__Directions for this task__: Leave out the pictures, then reproduce the rest of the material exactly.
______________________________
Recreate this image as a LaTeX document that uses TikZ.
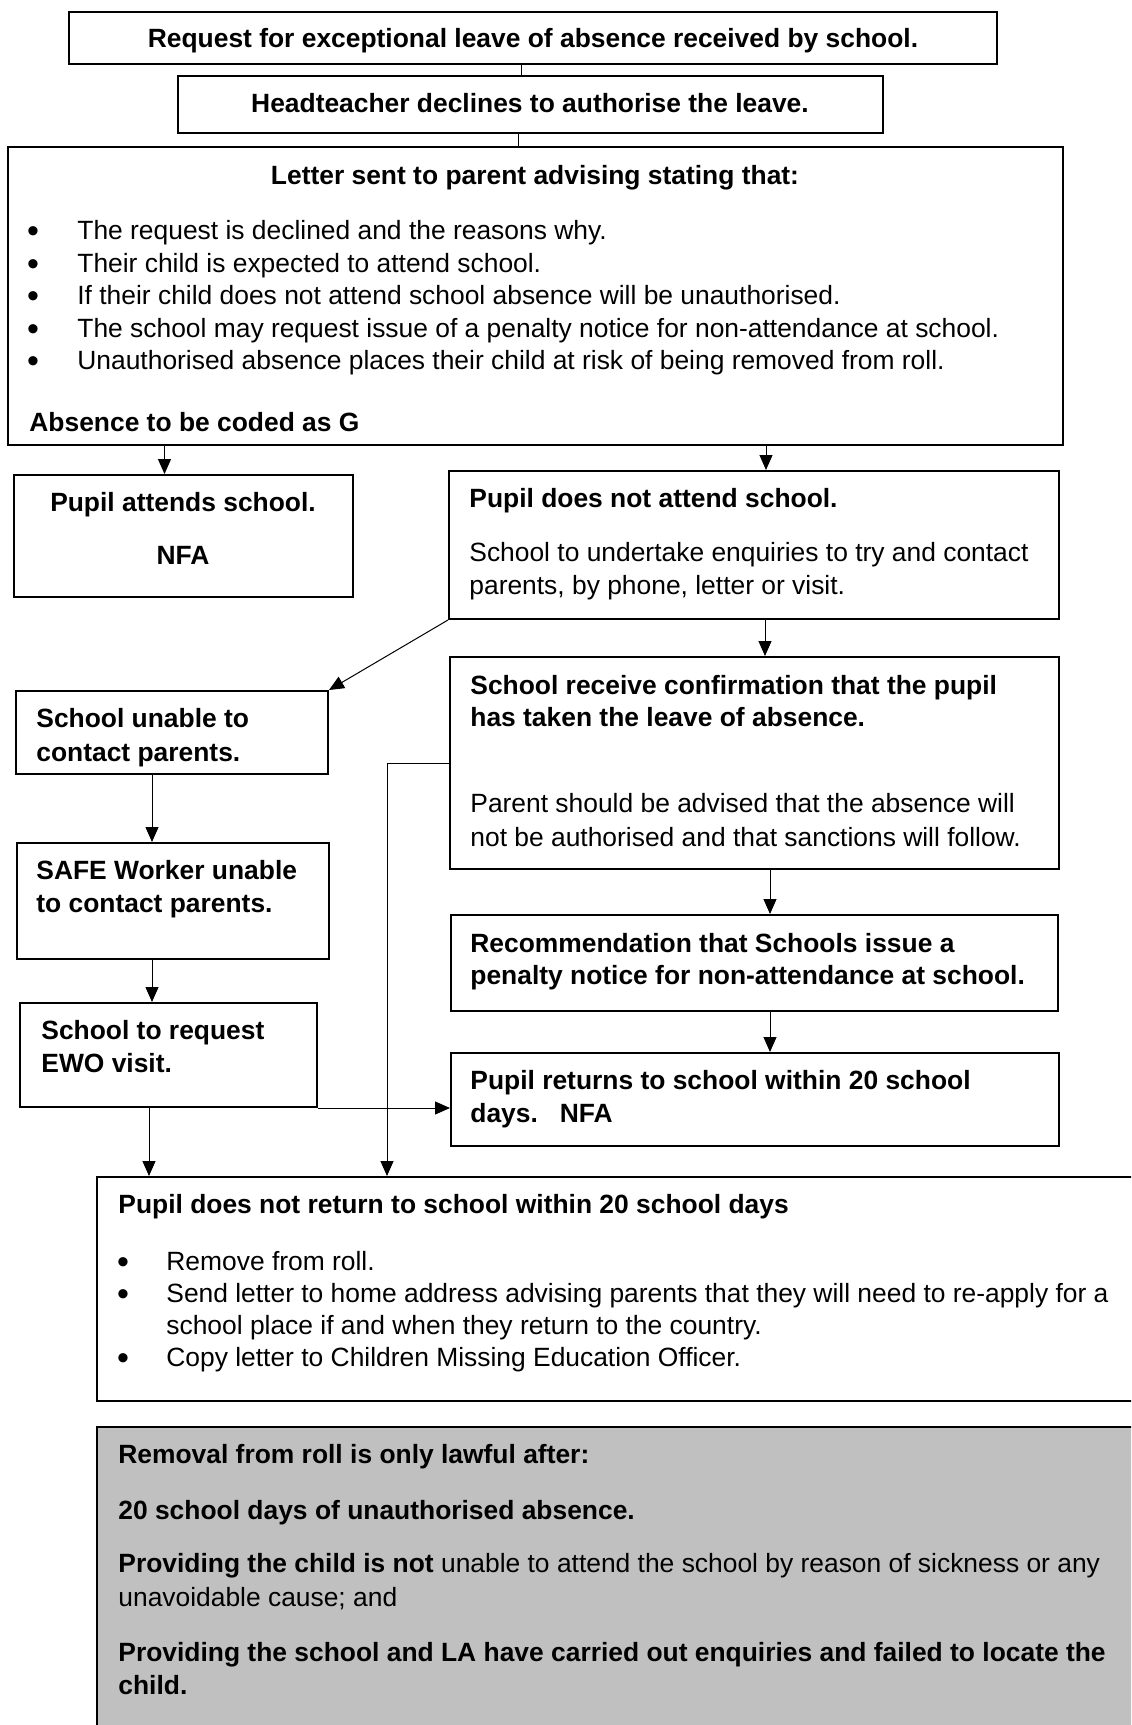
\documentclass[tikz,border=0pt]{standalone}
\usepackage{fontspec}
\setmainfont{Liberation Sans}
\usetikzlibrary{arrows.meta,fit,calc}
\begin{document}
\begin{tikzpicture}[x=0.5pt,y=-0.5pt,
  font=\fontsize{13.2pt}{15pt}\selectfont,
  box/.style={draw=black, line width=1pt, inner sep=0pt},
  txt/.style={inner sep=0pt, anchor=base west},
  ctxt/.style={inner sep=0pt, anchor=base},
  bf/.style={font=\fontsize{13.2pt}{15pt}\selectfont\bfseries},
  dot/.style={inner sep=0pt, anchor=base, font=\fontsize{17pt}{17pt}\selectfont},
  conn/.style={line width=0.5pt},
  arr/.style={conn, -{Triangle[length=7.5pt,width=6.5pt]}}]
\useasboundingbox (0,0) rectangle (1131,1725);
\clip (0,0) rectangle (1131,1725);

% boxes
\node[box, fit={(68.5,12) (997,64)}] (box1) {};
\node[box, fit={(178,76) (883,133)}] (box2) {};
\node[box, fit={(8,147) (1063,445)}] (box3) {};
\node[box, fit={(14,475) (353,597)}] (attend) {};
\node[box, fit={(449,471) (1059,619)}] (notattend) {};
\node[box, fit={(450,657) (1059,869)}] (receive) {};
\node[box, fit={(16,691) (328,774)}] (unable) {};
\node[box, fit={(17,843) (329,959)}] (safe) {};
\node[box, fit={(19.5,1003) (317,1107)}] (ewo) {};
\node[box, fit={(451,915) (1058,1011)}] (recommend) {};
\node[box, fit={(451,1053) (1059,1146)}] (returns) {};
\node[box, fit={(97,1177) (1160,1401)}] (bottom) {};
\node[box, fill={rgb,255:red,192;green,192;blue,192}, fit={(97,1427) (1160,1760)}] (note) {};

% texts
\node[ctxt, bf] (t1) at (533,47) {Request for exceptional leave of absence received by school.};
\node[ctxt, bf] (t2) at (530,112) {Headteacher declines to authorise the leave.};
\node[ctxt, bf] (t3) at (535,184) {Letter sent to parent advising stating that:};
\node[dot] (b1d) at (33,242) {•};
\node[txt] (b1) at (77,239) {The request is declined and the reasons why.};
\node[dot] (b2d) at (33,275) {•};
\node[txt] (b2) at (77,272) {Their child is expected to attend school.};
\node[dot] (b3d) at (33,307) {•};
\node[txt] (b3) at (77,304) {If their child does not attend school absence will be unauthorised.};
\node[dot] (b4d) at (33,340) {•};
\node[txt] (b4) at (77,337) {The school may request issue of a penalty notice for non-attendance at school.};
\node[dot] (b5d) at (33,372) {•};
\node[txt] (b5) at (77,369) {Unauthorised absence places their child at risk of being removed from roll.};
\node[txt, bf] (t4) at (29,431) {Absence to be coded as G};

\node[ctxt, bf] (a1) at (183,511) {Pupil attends school.};
\node[ctxt, bf] (a2) at (183,564) {NFA};

\node[txt, bf] (n1) at (469,507) {Pupil does not attend school.};
\node[txt] (n2) at (469,561) {School to undertake enquiries to try and contact};
\node[txt] (n3) at (469,594) {parents, by phone, letter or visit.};

\node[txt, bf] (r1) at (470,694) {School receive confirmation that the pupil};
\node[txt, bf] (r2) at (470,726) {has taken the leave of absence.};
\node[txt] (r3) at (470,812) {Parent should be advised that the absence will};
\node[txt] (r4) at (470,846) {not be authorised and that sanctions will follow.};

\node[txt, bf] (u1) at (36,727) {School unable to};
\node[txt, bf] (u2) at (36,761) {contact parents.};

\node[txt, bf] (s1) at (36,879) {SAFE Worker unable};
\node[txt, bf] (s2) at (36,912) {to contact parents.};

\node[txt, bf] (e1) at (41,1039) {School to request};
\node[txt, bf] (e2) at (41,1072) {EWO visit.};

\node[txt, bf] (m1) at (470,952) {Recommendation that Schools issue a};
\node[txt, bf] (m2) at (470,984) {penalty notice for non-attendance at school.};

\node[txt, bf] (p1) at (470,1089) {Pupil returns to school within 20 school};
\node[txt, bf] (p2) at (470,1122) {days.\ \ \ NFA};

\node[txt, bf] (o1) at (118,1213) {Pupil does not return to school within 20 school days};
\node[dot] (o2d) at (123,1273) {•};
\node[txt] (o2) at (166,1270) {Remove from roll.};
\node[dot] (o3d) at (123,1305) {•};
\node[txt] (o3) at (166,1302) {Send letter to home address advising parents that they will need to re-apply for a};
\node[txt] (o4) at (166,1334) {school place if and when they return to the country.};
\node[dot] (o5d) at (123,1369) {•};
\node[txt] (o5) at (166,1366) {Copy letter to Children Missing Education Officer.};

\node[txt, bf] (g1) at (118,1463) {Removal from roll is only lawful after:};
\node[txt, bf] (g2) at (118,1519) {20 school days of unauthorised absence.};
\node[txt] (g3) at (118,1572) {{\bfseries Providing the child is not} unable to attend the school by reason of sickness or any};
\node[txt] (g4) at (118,1606) {unavoidable cause; and};
\node[txt, bf] (g5) at (118,1661) {Providing the school and LA have carried out enquiries and failed to locate the};
\node[txt, bf] (g6) at (118,1694) {child.};

% connector x positions
\coordinate (c1) at (521,0);
\coordinate (c2) at (518,0);
\coordinate (c3) at (164.5,0);
\coordinate (c4) at (766,0);
\coordinate (c5) at (765,0);
\coordinate (c6) at (152,0);
\coordinate (c7) at (770,0);
\coordinate (c8) at (387,0);
\coordinate (c9) at (149,0);

\draw[conn] (c1 |- box1.south) -- (c1 |- box2.north);
\draw[conn] (c2 |- box2.south) -- (c2 |- box3.north);
\draw[arr] (c3 |- box3.south) -- (c3 |- attend.north);
\draw[arr] (c4 |- box3.south) -- (c4 |- notattend.north);
\draw[arr] (notattend.south west) -- (unable.north east);
\draw[arr] (c5 |- notattend.south) -- (c5 |- receive.north);
\draw[arr] (c6 |- unable.south) -- (c6 |- safe.north);
\draw[arr] (c6 |- safe.south) -- (c6 |- ewo.north);
\draw[arr] (c7 |- receive.south) -- (c7 |- recommend.north);
\draw[arr] (c7 |- recommend.south) -- (c7 |- returns.north);
\draw[arr] (receive.west) -- (c8 |- receive.west) -- (c8 |- bottom.north);
\draw[arr] (ewo.south east) -- (ewo.south east -| returns.west);
\draw[arr] (c9 |- ewo.south) -- (c9 |- bottom.north);
\end{tikzpicture}
\end{document}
______________________________
__Exercise solution__:
Recreate this image as a LaTeX document that uses TikZ.
\documentclass[tikz,border=0pt]{standalone}
\usepackage{fontspec}
\setmainfont{Liberation Sans}
\usetikzlibrary{arrows.meta,fit,calc}
\begin{document}
\begin{tikzpicture}[x=0.5pt,y=-0.5pt,
  font=\fontsize{13.2pt}{15pt}\selectfont,
  box/.style={draw=black, line width=1pt, inner sep=0pt},
  txt/.style={inner sep=0pt, anchor=base west},
  ctxt/.style={inner sep=0pt, anchor=base},
  bf/.style={font=\fontsize{13.2pt}{15pt}\selectfont\bfseries},
  dot/.style={inner sep=0pt, anchor=base, font=\fontsize{17pt}{17pt}\selectfont},
  conn/.style={line width=0.5pt},
  arr/.style={conn, -{Triangle[length=7.5pt,width=6.5pt]}}]
\useasboundingbox (0,0) rectangle (1131,1725);
\clip (0,0) rectangle (1131,1725);

% boxes
\node[box, fit={(68.5,12) (997,64)}] (box1) {};
\node[box, fit={(178,76) (883,133)}] (box2) {};
\node[box, fit={(8,147) (1063,445)}] (box3) {};
\node[box, fit={(14,475) (353,597)}] (attend) {};
\node[box, fit={(449,471) (1059,619)}] (notattend) {};
\node[box, fit={(450,657) (1059,869)}] (receive) {};
\node[box, fit={(16,691) (328,774)}] (unable) {};
\node[box, fit={(17,843) (329,959)}] (safe) {};
\node[box, fit={(19.5,1003) (317,1107)}] (ewo) {};
\node[box, fit={(451,915) (1058,1011)}] (recommend) {};
\node[box, fit={(451,1053) (1059,1146)}] (returns) {};
\node[box, fit={(97,1177) (1160,1401)}] (bottom) {};
\node[box, fill={rgb,255:red,192;green,192;blue,192}, fit={(97,1427) (1160,1760)}] (note) {};

% texts
\node[ctxt, bf] (t1) at (533,47) {Request for exceptional leave of absence received by school.};
\node[ctxt, bf] (t2) at (530,112) {Headteacher declines to authorise the leave.};
\node[ctxt, bf] (t3) at (535,184) {Letter sent to parent advising stating that:};
\node[dot] (b1d) at (33,242) {•};
\node[txt] (b1) at (77,239) {The request is declined and the reasons why.};
\node[dot] (b2d) at (33,275) {•};
\node[txt] (b2) at (77,272) {Their child is expected to attend school.};
\node[dot] (b3d) at (33,307) {•};
\node[txt] (b3) at (77,304) {If their child does not attend school absence will be unauthorised.};
\node[dot] (b4d) at (33,340) {•};
\node[txt] (b4) at (77,337) {The school may request issue of a penalty notice for non-attendance at school.};
\node[dot] (b5d) at (33,372) {•};
\node[txt] (b5) at (77,369) {Unauthorised absence places their child at risk of being removed from roll.};
\node[txt, bf] (t4) at (29,431) {Absence to be coded as G};

\node[ctxt, bf] (a1) at (183,511) {Pupil attends school.};
\node[ctxt, bf] (a2) at (183,564) {NFA};

\node[txt, bf] (n1) at (469,507) {Pupil does not attend school.};
\node[txt] (n2) at (469,561) {School to undertake enquiries to try and contact};
\node[txt] (n3) at (469,594) {parents, by phone, letter or visit.};

\node[txt, bf] (r1) at (470,694) {School receive confirmation that the pupil};
\node[txt, bf] (r2) at (470,726) {has taken the leave of absence.};
\node[txt] (r3) at (470,812) {Parent should be advised that the absence will};
\node[txt] (r4) at (470,846) {not be authorised and that sanctions will follow.};

\node[txt, bf] (u1) at (36,727) {School unable to};
\node[txt, bf] (u2) at (36,761) {contact parents.};

\node[txt, bf] (s1) at (36,879) {SAFE Worker unable};
\node[txt, bf] (s2) at (36,912) {to contact parents.};

\node[txt, bf] (e1) at (41,1039) {School to request};
\node[txt, bf] (e2) at (41,1072) {EWO visit.};

\node[txt, bf] (m1) at (470,952) {Recommendation that Schools issue a};
\node[txt, bf] (m2) at (470,984) {penalty notice for non-attendance at school.};

\node[txt, bf] (p1) at (470,1089) {Pupil returns to school within 20 school};
\node[txt, bf] (p2) at (470,1122) {days.\ \ \ NFA};

\node[txt, bf] (o1) at (118,1213) {Pupil does not return to school within 20 school days};
\node[dot] (o2d) at (123,1273) {•};
\node[txt] (o2) at (166,1270) {Remove from roll.};
\node[dot] (o3d) at (123,1305) {•};
\node[txt] (o3) at (166,1302) {Send letter to home address advising parents that they will need to re-apply for a};
\node[txt] (o4) at (166,1334) {school place if and when they return to the country.};
\node[dot] (o5d) at (123,1369) {•};
\node[txt] (o5) at (166,1366) {Copy letter to Children Missing Education Officer.};

\node[txt, bf] (g1) at (118,1463) {Removal from roll is only lawful after:};
\node[txt, bf] (g2) at (118,1519) {20 school days of unauthorised absence.};
\node[txt] (g3) at (118,1572) {{\bfseries Providing the child is not} unable to attend the school by reason of sickness or any};
\node[txt] (g4) at (118,1606) {unavoidable cause; and};
\node[txt, bf] (g5) at (118,1661) {Providing the school and LA have carried out enquiries and failed to locate the};
\node[txt, bf] (g6) at (118,1694) {child.};

% connector x positions
\coordinate (c1) at (521,0);
\coordinate (c2) at (518,0);
\coordinate (c3) at (164.5,0);
\coordinate (c4) at (766,0);
\coordinate (c5) at (765,0);
\coordinate (c6) at (152,0);
\coordinate (c7) at (770,0);
\coordinate (c8) at (387,0);
\coordinate (c9) at (149,0);

\draw[conn] (c1 |- box1.south) -- (c1 |- box2.north);
\draw[conn] (c2 |- box2.south) -- (c2 |- box3.north);
\draw[arr] (c3 |- box3.south) -- (c3 |- attend.north);
\draw[arr] (c4 |- box3.south) -- (c4 |- notattend.north);
\draw[arr] (notattend.south west) -- (unable.north east);
\draw[arr] (c5 |- notattend.south) -- (c5 |- receive.north);
\draw[arr] (c6 |- unable.south) -- (c6 |- safe.north);
\draw[arr] (c6 |- safe.south) -- (c6 |- ewo.north);
\draw[arr] (c7 |- receive.south) -- (c7 |- recommend.north);
\draw[arr] (c7 |- recommend.south) -- (c7 |- returns.north);
\draw[arr] (receive.west) -- (c8 |- receive.west) -- (c8 |- bottom.north);
\draw[arr] (ewo.south east) -- (ewo.south east -| returns.west);
\draw[arr] (c9 |- ewo.south) -- (c9 |- bottom.north);
\end{tikzpicture}
\end{document}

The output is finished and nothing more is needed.